For which $n\geq2$ does there exist $\sigma \in A_n$ with $|\sigma|>n$?
I have found this same question here, But I have not been able to understand how it works.
On my own I came to the conclusion that for $n$ less than $8$ the result is not satisfied, but for $n = 8$, I found the permutation $\sigma$ formed by a $5$-cycle and a $3$-cycle. Which is in $A_n$ and $|\sigma|=15>8$. In particular, I cannot understand how the proof follows, to conclude that the result is true for all $n\geq 8$. Could you help me? If there is an easier way to see this, please, I would appreciate if you shared it.

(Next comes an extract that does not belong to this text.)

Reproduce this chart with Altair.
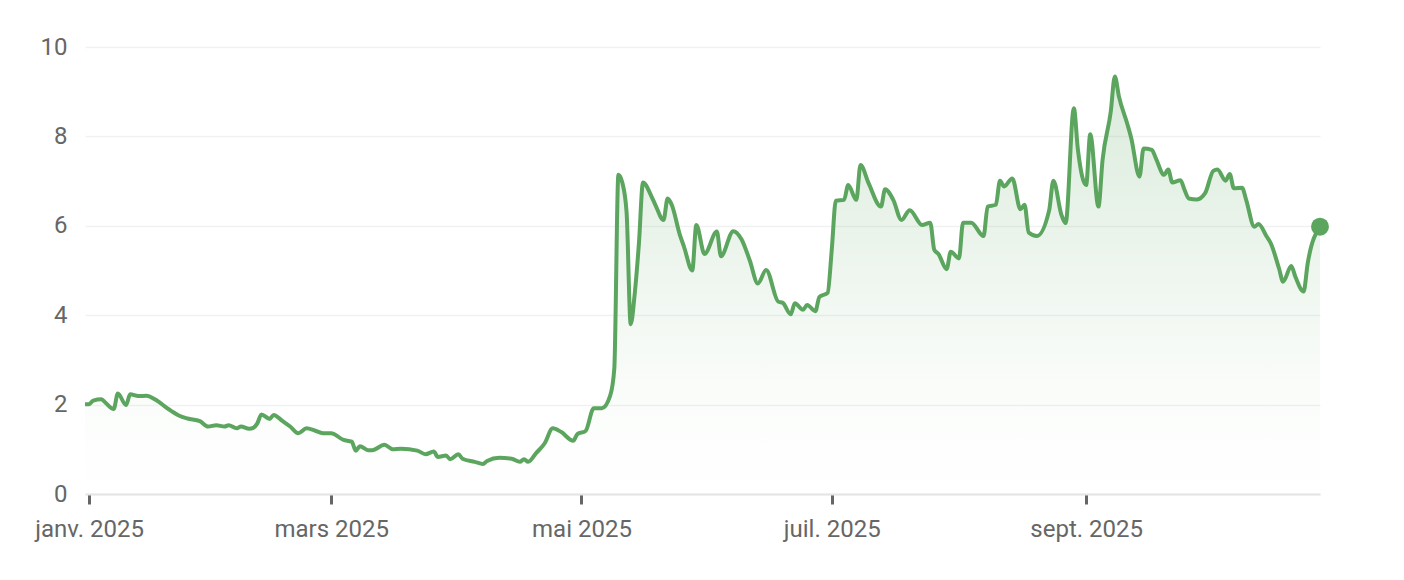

For each $n$ consider taking a $3$-cycle and a cycle of length $l$ where $l$ is the largest number less than or equal to $n-3$ that is not a multiple of $3$ nor a multiple of $2$. Notice we have $l\geq n-6$ ( because it is not possible for $n-3,n-4,n-5$ and $n-6$ to all be even or multiples of $3$).
It follows that there is an element of order at least $3(n-6)$, and we have $3(n-6)> n$ for $n>9$.
For $n=9$ we can take a $3$-cycle and a $5$-cycle.
For $n=8$ we can take a $3$-cycle and a $5$-cycle.
Hence the only cases we must check are $n=1,2,3,4,5,6,7$ (which apparently is what you did).